Sarsak telah menolak mengonsumsi makanan sejak 19 Maret atau 80 hari yang lalu. Ia mulai mogok makan setelah penahanan administratifnya diperpanjang untuk keenam kalinya. Ia ditahan pada Juli 2009 dalam perjalanan dari rumahnya di Gaza untuk kompetisi nasional di Tepi Barat.

Sarsak akan dikunjungi untuk pertama kalinya oleh seorang dokter dari organisasi Israel, Dokter untuk Hak Asasi Manusia (PHR), setelah pengajuan hukum. Seorang juru bicara PHR mengatakan meskipun tubuh Sarsak dipasok cairan dan suplemen, setiap hari dia menghadapi risiko kematian atau kerusakan permanen.

Dinas Penjara Israel mengatakan pemain sepak bola tersebut menjalani mogok makan yang tidak berkelanjutan dan telah menerima perawatan medis.

Keluarga menyangkal Sarsak adalah anggota organisasi militan. "Seluruh keluarga dan teman-teman mengkhawatirkan hidup Mahmoud," kata saudaranya Emad kepada situs berita Ma'an, seperti dikutip The Guardian.

Mogok makan massal yang dilakukan ratusan tahanan Palestina berakhir pada 14 Mei setelah tercapai kesepakatan. Israel setuju untuk mengakhiri pengasingan, memungkinkan adanya kunjungan keluarga dan meningkatkan kondisi tahanan, seperti akses ke televisi dan panggilan telepon.

Namun, pemerintah Israel menolak mengakhiri praktik penahanan administratif. Kesepakatan tersebut dicapai berkat mediasi oleh Mesir dan Yordania.

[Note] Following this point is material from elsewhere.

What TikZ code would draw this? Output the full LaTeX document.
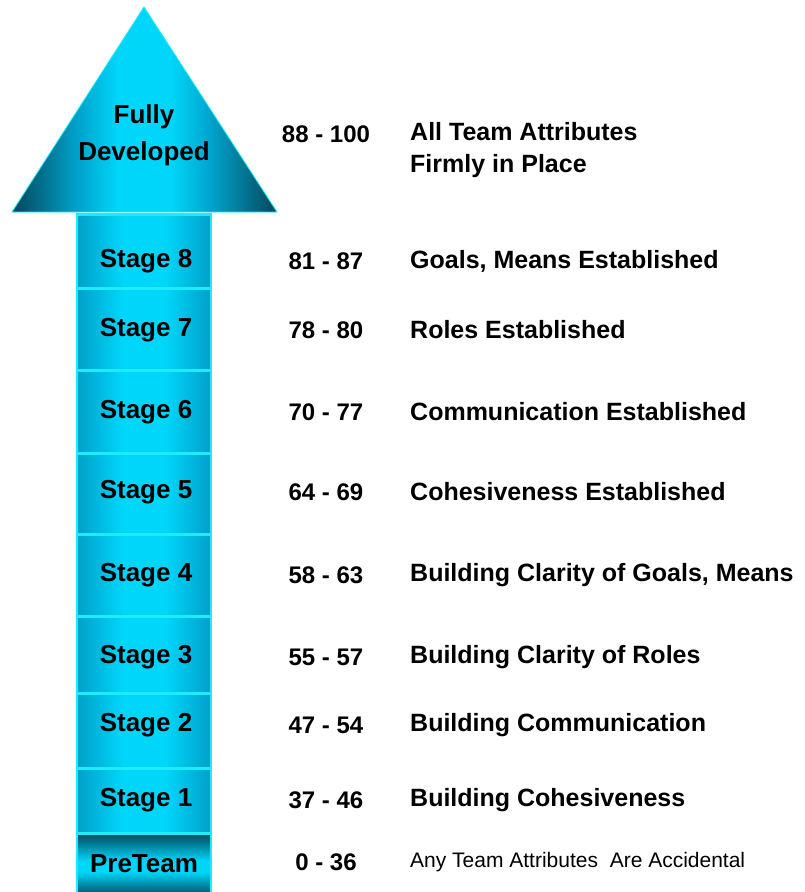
\documentclass[tikz,border=0pt]{standalone}
\usepackage{fontspec}
\setmainfont{Liberation Sans}
\usetikzlibrary{positioning}
\definecolor{cyanmid}{RGB}{0,214,250}
\definecolor{cyanedge}{RGB}{0,160,200}
\definecolor{tealdark}{RGB}{4,70,90}
\definecolor{bandline}{RGB}{30,235,255}
% shadings: the path covers 25bp to 75bp
\pgfdeclarehorizontalshading{bandshade}{100bp}{color(0bp)=(cyanedge); color(25bp)=(cyanedge);
	color(42bp)=(cyanmid); color(58bp)=(cyanmid); color(75bp)=(cyanedge); color(100bp)=(cyanedge)}
\pgfdeclarehorizontalshading{headshade}{100bp}{color(0bp)=(tealdark); color(25bp)=(tealdark);
	color(37bp)=(cyanedge); color(45bp)=(cyanmid); color(55bp)=(cyanmid); color(63bp)=(cyanedge);
	color(75bp)=(tealdark); color(100bp)=(tealdark)}
\pgfdeclareverticalshading{preshade}{100bp}{color(0bp)=(tealdark!80!cyanedge); color(25bp)=(tealdark!80!cyanedge);
	color(43bp)=(cyanmid); color(52bp)=(cyanmid); color(75bp)=(tealdark); color(100bp)=(tealdark)}
\begin{document}
\begin{tikzpicture}[x=1pt, y=1pt,
	band/.style={rectangle, anchor=north, minimum width=134pt, inner sep=0pt,
		draw=bandline, line width=2.5pt, shading=bandshade, shading angle=0},
	stagetxt/.style={font=\fontsize{26}{30}\selectfont\bfseries},
	score/.style={font=\fontsize{24}{28}\selectfont\bfseries},
	desc/.style={anchor=west, align=left, inner sep=0pt,
		font=\fontsize{25}{32}\selectfont\bfseries}]
	\useasboundingbox (0,-892) rectangle (805,0);
	% arrow head
	\shade[shading=headshade, shading angle=0, draw=bandline, line width=0.8pt]
		(12,-212) -- (144,-7) -- (277,-212) -- cycle;
	\node[align=center, font=\fontsize{26}{37}\selectfont\bfseries] (head) at (144,-135) {Fully\\Developed};
	\node[score] (rhead) at (326,-134) {88 - 100};
	\node[desc] (dhead) at (410,-150) {All Team Attributes\\Firmly in Place};
	% shaft
	\foreach \n/\ytop/\hgt/\ty/\rng/\txt in {
		8/213/74/261/81 - 87/{Goals, Means Established},
		7/287/82/330/78 - 80/{Roles Established},
		6/369/83/412/70 - 77/{Communication Established},
		5/452/81/492/64 - 69/{Cohesiveness Established},
		4/533/82/575/58 - 63/{Building Clarity of Goals, Means},
		3/615/77/657/55 - 57/{Building Clarity of Roles},
		2/692/75/725/47 - 54/{Building Communication},
		1/767/65/800/37 - 46/{Building Cohesiveness}}
	{
		\node[band, minimum height=\hgt pt] (s\n) at (144,-\ytop) {};
		\node[stagetxt] (t\n) at (146,-\ty) {Stage \n};
		\node[score] (r\n) at (326,-\ty) {\rng};
		\node[desc] (d\n) at (410,-\ty) {\txt};
	}
	\node[band, minimum height=60pt, shading=preshade, shading angle=0, stagetxt] (pre) at (144,-832) {PreTeam};
	\node[score] (rpre) at (326,-862) {0 - 36};
	\node[desc, font=\fontsize{21}{25}\selectfont] (dpre) at (410,-862) {Any Team Attributes\ \ Are Accidental};
\end{tikzpicture}
\end{document}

Langkah itu digunakan untuk menekan aktivitas sah dan damai di wilayah Palestina, menurut laporan Amnesty International yang dipublikasikan Rabu. Laporan tersebut menambahkan, penahanan administratif tidak bisa dipisahkan dari kekerasan, termasuk penyiksaan dan perlakuan buruk selama interogasi dan penahanan.

"Israel menggunakan sistem penahanan administratif untuk menginjak-injak hak asasi tahanan selama puluhan tahun. Langkah itu dimaksudkan mengurangi bahaya ekstrem dan ancaman nyata keamanan," kata Ann Harrison dari Amnesty International.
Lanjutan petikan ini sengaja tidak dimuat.